La décision courageuse de Benoît XVI créera sans doute un précédent, et l’on peut raisonnablement envisager que désormais tout pape prendra sa retraite, ou « démissionnera » d’une tâche devenue un métier comme un autre, poussé par la fatigue, par les accusations incessantes de ringardise, et les scandales d’un monde où tout se sait.

Il est fini le temps où le pape, assis sur son trône au Vatican, se contentait d’édicter des dogmes, de canoniser des saints et d’écrire quelques encycliques tout en se faisant baiser les doigts par un ou deux chefs d’Etat de temps à autre. Aujourd’hui, le pape, confronté au déclin de l’Eglise dans son foyer européen, doit se battre sur tous les fronts pour défendre ses positions en matière sociétale, s’insurger contre le massacre des chrétiens, dénoncer la PMA et négocier avec les lefebvristes, prendre des bains de foule aux quatre coins du monde et punir les pédophiles.
Être tour à tour festif aux JMJ, grave à Saint Pierre, charismatique et modéré, mystique et médiatique, universel et œcuménique, infaillible et « humaniste ».

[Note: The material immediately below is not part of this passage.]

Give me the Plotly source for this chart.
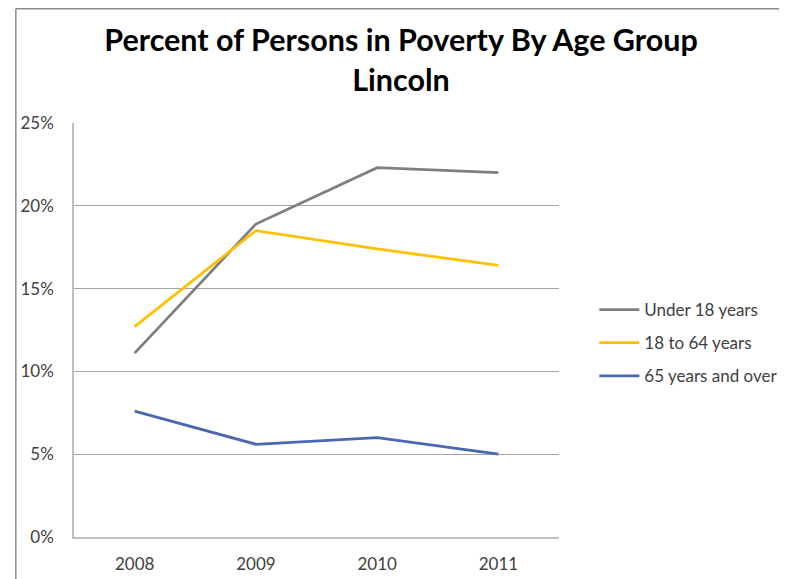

L’Eglise doit-elle courir après ce monde si rapide ? Non. Son rôle est au contraire de rester en arrière pour ramasser ceux qui trébuchent et s’essoufflent, et n’arrivent pas à suivre le rythme effréné de l’ère du vide : les petits, les faibles, les pauvres de cœur.
Alors, quel pape faut-il à notre monde ? Christine Boutin et Bernadette Chirac donnent leur avis de bigotes médiatiques d’un air entendu et détaché : « moi j’aimerais bien que ce soit un Africain », du même ton qu’elles commanderaient une salade d’ananas un dimanche de carême. Ça change.
Les belles âmes s’enthousiasment aussi pour les cardinaux tiers-mondistes, ignorant, ou feignant d’oublier que ce sont les plus conservateurs, bien éloignés de leurs idéaux boboïstes ou du cathofestivisme.
À l’heure où la barjotisation de l’Eglise bat son plein, où les ouailles doutent et le clergé déroute (Mgr Barbarin vient de se déclarer favorable au mariage des prêtres), tous s’accordent à désirer un pape jeune, un pape moderne et réformateur.
Souvenons-nous alors de ce que Philippe Muray écrivait avec sa verve habituelle en mai 2005 : « Non décidément, ce Benoît XVI ne passe pas, il est inadmissible. Par chance il est vieux, il ne durera pas , c’est un pape de transition. Nous voulons un pape comme nous, pas un pape papiste ou papophile, un pape papophobe, non papolâtre ou papocrate. Un pape moderne. Un pape comme la société moderne ». Et il terminait par cette suggestion : « Pourquoi ne pas l’élire nous-mêmes ? ».